I wake up in a puddle of sunshine each morning, skin moist from the already stifling heat inside. It’s better outdoors, because the breeze off the sea wafts down narrow lanes lined with white stone walls, wrought iron gates, cypresses, vines, and stubby palms. The best way to cool off is to jump in the sea, which is never far away. Cafes, bars, and restaurants line the beach, their tables so close to the water that you can almost dip your toes in without standing up.

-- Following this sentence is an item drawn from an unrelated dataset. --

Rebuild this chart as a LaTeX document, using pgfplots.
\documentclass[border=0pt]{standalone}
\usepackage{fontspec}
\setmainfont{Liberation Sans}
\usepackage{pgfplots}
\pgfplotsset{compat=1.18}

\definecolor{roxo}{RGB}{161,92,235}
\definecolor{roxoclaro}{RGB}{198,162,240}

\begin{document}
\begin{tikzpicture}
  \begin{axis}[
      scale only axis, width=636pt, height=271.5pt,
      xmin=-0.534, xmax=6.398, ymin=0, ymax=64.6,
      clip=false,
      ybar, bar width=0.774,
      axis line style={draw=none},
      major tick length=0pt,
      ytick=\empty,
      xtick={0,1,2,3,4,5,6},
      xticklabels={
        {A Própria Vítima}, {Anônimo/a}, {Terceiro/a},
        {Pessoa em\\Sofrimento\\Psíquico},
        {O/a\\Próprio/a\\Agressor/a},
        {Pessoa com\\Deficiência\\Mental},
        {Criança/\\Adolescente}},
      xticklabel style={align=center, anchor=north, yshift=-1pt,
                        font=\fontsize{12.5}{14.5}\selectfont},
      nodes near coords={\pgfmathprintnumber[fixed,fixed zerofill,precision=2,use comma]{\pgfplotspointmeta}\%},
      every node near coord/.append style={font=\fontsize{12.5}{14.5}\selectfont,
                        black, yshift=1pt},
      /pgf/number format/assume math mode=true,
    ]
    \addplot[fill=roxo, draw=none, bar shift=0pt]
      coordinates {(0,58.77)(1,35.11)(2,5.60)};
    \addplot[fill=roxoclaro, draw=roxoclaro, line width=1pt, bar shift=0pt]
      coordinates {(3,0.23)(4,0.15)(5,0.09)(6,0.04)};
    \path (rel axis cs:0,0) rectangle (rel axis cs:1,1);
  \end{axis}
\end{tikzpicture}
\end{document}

Anna and I took a shared taxi van (the preferred mode of public transportation throughout most of Turkey) to the nearby town of Yalikavac one morning to meet her friend Bagdagul for breakfast on the beach. To me, “breakfast on the beach” sounded like a picnic, but Turkey has elevated this concept to luxurious heights. The beach is served by an on-site restaurant. Bagdagul conducted some kind of negotiation with our waiter in Turkish, instructing Anna and I to go sun ourselves on enormous pillows set out just for that purpose while our breakfast was being prepared.

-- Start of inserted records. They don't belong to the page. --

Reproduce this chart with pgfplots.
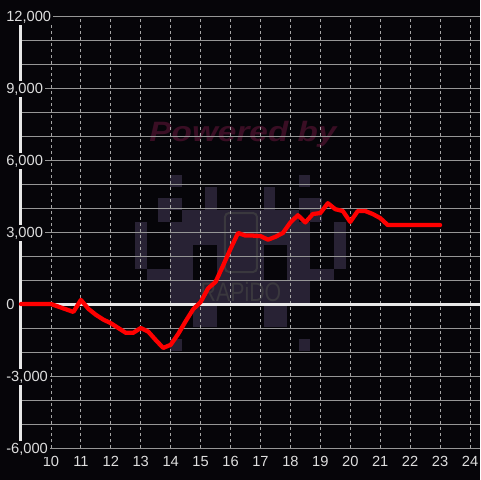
\documentclass[border=0pt]{standalone}
\usepackage{pgfplots}
\pgfplotsset{compat=1.18}
\usepackage{fontspec}
\setmainfont{Liberation Sans}
\definecolor{bg}{RGB}{6,5,9}
\definecolor{logo}{RGB}{40,34,52}
\definecolor{logoline}{RGB}{58,56,62}
\definecolor{wm}{RGB}{58,14,36}
\definecolor{gridgray}{RGB}{150,150,150}
\definecolor{dotgray}{RGB}{165,165,165}
\definecolor{labgray}{RGB}{222,222,222}
\definecolor{axwhite}{RGB}{232,232,232}
\newcommand\blk[4]{\fill[logo] ({135+11.7*#1},{175+11.7*#3}) rectangle ({135+11.7*(#2+1)},{175+11.7*(#4+1)});}
\begin{document}
\begin{tikzpicture}
\useasboundingbox (0,0) rectangle (360pt,360pt);
\fill[bg] (0,0) rectangle (360pt,360pt);
\begin{scope}[shift={(0,360pt)}, x=0.75pt, y=-0.75pt]
\blk{3}{3}{0}{0} \blk{14}{14}{0}{0}
\blk{6}{6}{1}{2} \blk{11}{11}{1}{2}
\blk{2}{3}{2}{2} \blk{14}{15}{2}{2}
\blk{2}{2}{3}{3} \blk{15}{15}{3}{3}
\blk{4}{13}{3}{3}
\blk{0}{0}{4}{7} \blk{17}{17}{4}{7}
\blk{3}{14}{4}{5}
\blk{3}{4}{6}{7} \blk{7}{10}{6}{7} \blk{13}{14}{6}{7}
\blk{1}{4}{8}{8} \blk{7}{10}{8}{8} \blk{13}{16}{8}{8}
\blk{3}{14}{9}{10}
\blk{5}{6}{11}{12} \blk{11}{12}{11}{12}
\blk{3}{3}{14}{14} \blk{14}{14}{14}{14}
\draw[logoline, line width=1.5pt, rounded corners=3] (225,213) rectangle (257,272);
\node[logoline, font=\fontsize{20}{22}\selectfont, xscale=0.8, inner sep=0] at (241,292) {RAPiDO};
\node[wm, font=\fontsize{21}{24}\selectfont\bfseries\itshape, xscale=1.19, inner sep=0] at (243,134) {Powered by};
\end{scope}
\begin{axis}[
  at={(15.75pt,24pt)}, anchor=south west,
  scale only axis, width=344.25pt, height=324pt,
  xmin=9, xmax=24.3333, ymin=-6000, ymax=12000,
  clip=false,
  scaled y ticks=false, scaled x ticks=false,
  axis y line*=left, axis x line*=bottom,
  y axis line style={draw=axwhite, line width=2.25pt},
  x axis line style={draw=none},
  major tick length=0pt, minor tick length=0pt,
  xtick={10,11,...,24},
  ytick={-6000,-3000,0,3000,6000,9000,12000},
  yticklabels={{-6,000},{-3,000},{0},{3,000},{6,000},{9,000},{12,000}},
  minor ytick={-5000,-4000,-2000,-1000,1000,2000,4000,5000,7000,8000,10000,11000},
  ymajorgrids, yminorgrids, xmajorgrids,
  major y grid style={gridgray, line width=0.75pt},
  minor y grid style={gridgray, line width=0.75pt},
  major x grid style={dotgray, line width=0.6pt, dash pattern=on 2.25pt off 2.25pt},
  extra y ticks={0}, extra y tick labels={},
  extra y tick style={major y grid style={axwhite, line width=2.25pt}, yticklabel style={fill=none}},
  /pgf/number format/assume math mode=true,
  tick label style={font=\fontsize{11}{13}\selectfont, text=labgray},
  yticklabel style={anchor=base west, xshift=-12.75pt, yshift=-3.94pt, fill=bg, inner sep=1.5pt},
  xticklabel style={anchor=base, yshift=-13.5pt},
]
\addplot[color=red, line width=3.2pt, line join=round, line cap=round] coordinates {
(9.0,0) (10.0,0) (10.75,-330) (11.0,170) (11.25,-200) (11.5,-450) (11.75,-650)
(12.0,-800) (12.25,-1000) (12.5,-1200) (12.75,-1200) (13.0,-1000) (13.25,-1150)
(13.5,-1500) (13.75,-1830) (14.0,-1700) (14.25,-1250) (14.5,-720) (14.75,-220)
(15.0,80) (15.25,650) (15.5,920) (15.75,1600) (16.0,2300) (16.25,2960)
(16.5,2850) (16.75,2850) (17.0,2830) (17.25,2680) (17.5,2800) (17.75,2960)
(18.0,3400) (18.25,3700) (18.5,3400) (18.75,3750) (19.0,3790) (19.25,4200)
(19.5,3950) (19.75,3875) (20.0,3420) (20.25,3875) (20.5,3875) (20.75,3750)
(21.0,3580) (21.25,3290) (21.5,3290) (21.75,3290) (22.0,3290) (22.25,3290)
(22.5,3290) (22.75,3290) (23.0,3290)
};
\end{axis}
\end{tikzpicture}
\end{document}
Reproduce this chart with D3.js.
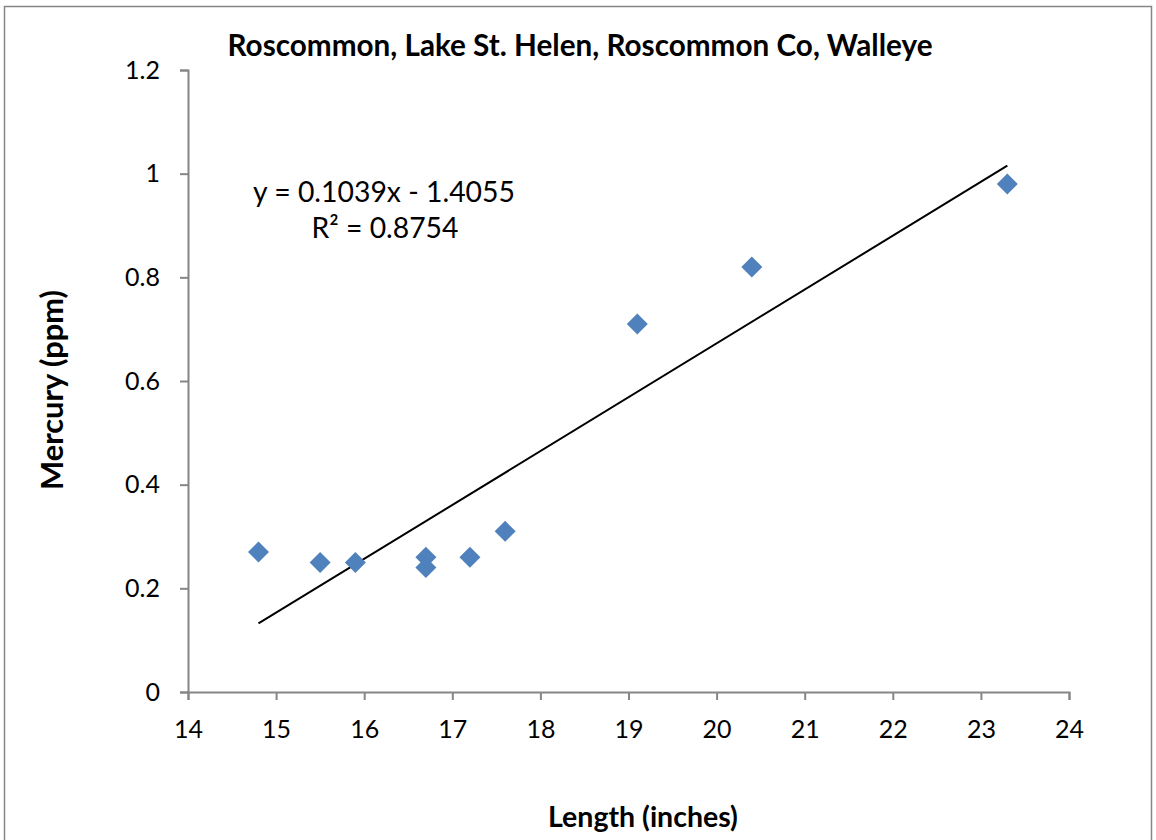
<!DOCTYPE html>
<html lang="en">
<head>
  <meta charset="UTF-8">
  <title>Roscommon, Lake St. Helen, Walleye</title>
  <script src="https://d3js.org/d3.v7.min.js"></script>
  <style>
    body { margin: 0; background: white; font-family: Lato, "Open Sans", sans-serif; }
    svg text { fill: #000; font-family: Lato, "Open Sans", sans-serif; }
  </style>
</head>
<body>
  <svg id="chart" width="1156" height="840"></svg>
  <script>
    const lengths = [14.8, 15.5, 15.9, 16.7, 16.7, 17.2, 17.6, 19.1, 20.4, 23.3];
    const mercury = [0.27, 0.25, 0.25, 0.26, 0.24, 0.26, 0.31, 0.71, 0.82, 0.98];
    const xTicks = [14, 15, 16, 17, 18, 19, 20, 21, 22, 23, 24];
    const yTicks = [0, 0.2, 0.4, 0.6, 0.8, 1, 1.2];
    const slope = 0.1039, intercept = -1.4055;
    const trendX = [14.8, 23.3];

    const svg = d3.select("#chart");
    const margin = {top: 70, right: 87, bottom: 148, left: 188};
    const width = 1156 - margin.left - margin.right,
      height = 840 - margin.top - margin.bottom;

    // scale a label's font so it spans about the same width as in the original
    function fitText(sel, targetWidth, startSize) {
      sel.style("font-size", startSize + "px");
      const w = sel.node().getComputedTextLength();
      if (w > 0) sel.style("font-size", (startSize * targetWidth / w).toFixed(2) + "px");
      return sel;
    }

    // outer chart border
    svg.append("rect")
      .attr("x", 4.5).attr("y", 6.5)
      .attr("width", 1147).attr("height", 850)
      .attr("fill", "none").attr("stroke", "#868686").attr("stroke-width", 1.5);

    const g = svg.append("g").attr("transform", `translate(${margin.left},${margin.top})`);

    const x = d3.scaleLinear().domain([14, 24]).range([0, width]);
    const y = d3.scaleLinear().domain([0, 1.2]).range([height, 0]);

    const xAxis = g.append("g")
      .attr("transform", `translate(0,${height})`)
      .call(d3.axisBottom(x).tickValues(xTicks).tickSize(8).tickPadding(20).tickFormat(d3.format("d")));
    const yAxis = g.append("g")
      .call(d3.axisLeft(y).tickValues(yTicks).tickSize(8).tickPadding(20).tickFormat(d => d === 0 || d === 1 ? d : d.toFixed(1)));

    [xAxis, yAxis].forEach(a => {
      a.select(".domain").attr("stroke", "#868686").attr("stroke-width", 2);
      a.selectAll(".tick line").attr("stroke", "#868686").attr("stroke-width", 2);
      a.selectAll("text").style("font-size", "25px").style("font-family", "Lato, sans-serif");
    });

    // trendline
    g.append("line")
      .attr("x1", x(trendX[0])).attr("y1", y(slope * trendX[0] + intercept))
      .attr("x2", x(trendX[1])).attr("y2", y(slope * trendX[1] + intercept))
      .attr("stroke", "#000").attr("stroke-width", 2);

    // diamond markers
    const pts = lengths.map((v, i) => ({len: v, hg: mercury[i]}));
    g.selectAll(".pt")
      .data(pts)
      .enter().append("path")
      .attr("class", "pt")
      .attr("d", "M0,-10.5L10.5,0L0,10.5L-10.5,0Z")
      .attr("transform", d => `translate(${x(d.len)},${y(d.hg)})`)
      .attr("fill", "#4F81BD");

    // equation label
    fitText(svg.append("text")
      .attr("x", 384).attr("y", 202)
      .attr("text-anchor", "middle")
      .text("y = 0.1039x - 1.4055"), 262, 26);
    fitText(svg.append("text")
      .attr("x", 385).attr("y", 238)
      .attr("text-anchor", "middle")
      .text("R² = 0.8754"), 147, 26);

    // title
    fitText(svg.append("text")
      .attr("x", 580).attr("y", 56)
      .attr("text-anchor", "middle")
      .style("font-weight", "bold")
      .text("Roscommon, Lake St. Helen, Roscommon Co, Walleye"), 705, 26);

    // axis titles
    fitText(svg.append("text")
      .attr("x", 643).attr("y", 827)
      .attr("text-anchor", "middle")
      .style("font-weight", "bold")
      .text("Length (inches)"), 190, 27);
    fitText(svg.append("text")
      .attr("transform", "translate(63,390) rotate(-90)")
      .attr("text-anchor", "middle")
      .style("font-weight", "bold")
      .text("Mercury (ppm)"), 200, 27);
  </script>
</body>
</html>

Ten minutes later, the same waiter called us over to a table in the shade overlooking the water. Bagdagul had ordered each of us a full Turkish breakfast. Anna and I grew giddy as dishes began appearing before us: first comes fresh cucumber slices and cherry tomatoes, green and black olives in herb-flecked oil, crumbly cottage cheese; pressed goat’s milk cheese, and a mild yellow cow’s milk cheese. Then a basket of fresh-baked white bread and a platter of spreads for it: sour cherry and strawberry jams, candied orange and lemon peel, a mixture of sesame seed paste and thickened grape juice called pekmez tahin, like a Turkish PB&J.
Best of all is a small bowl of honey surrounding a puff of kaymak–a sweet, airy, mildly fermented cream that I’m now desperate to find at home. I first tasted the combination in Georgia, where it’s called kaymaghi. My host family’s relatives would bring it to the city from their village in the hills where the cows are. If ever I have come close to tasting nectar and ambrosia, the food of the gods, this must surely be it.
The table is so full now that there’s no room for more plates unless we stack them–so stack we do. There are eggs cooked any way we like, long cigars of fried dough stuffed with slightly salty cheese that we dip in jam and chase with strong black tea. And of course coffee, ground fine and boiled together with water and sugar to make a strong, silky brew. You’re meant to drink it directly off the grounds, leaving them in the bottom of your tiny cup when you’re finished.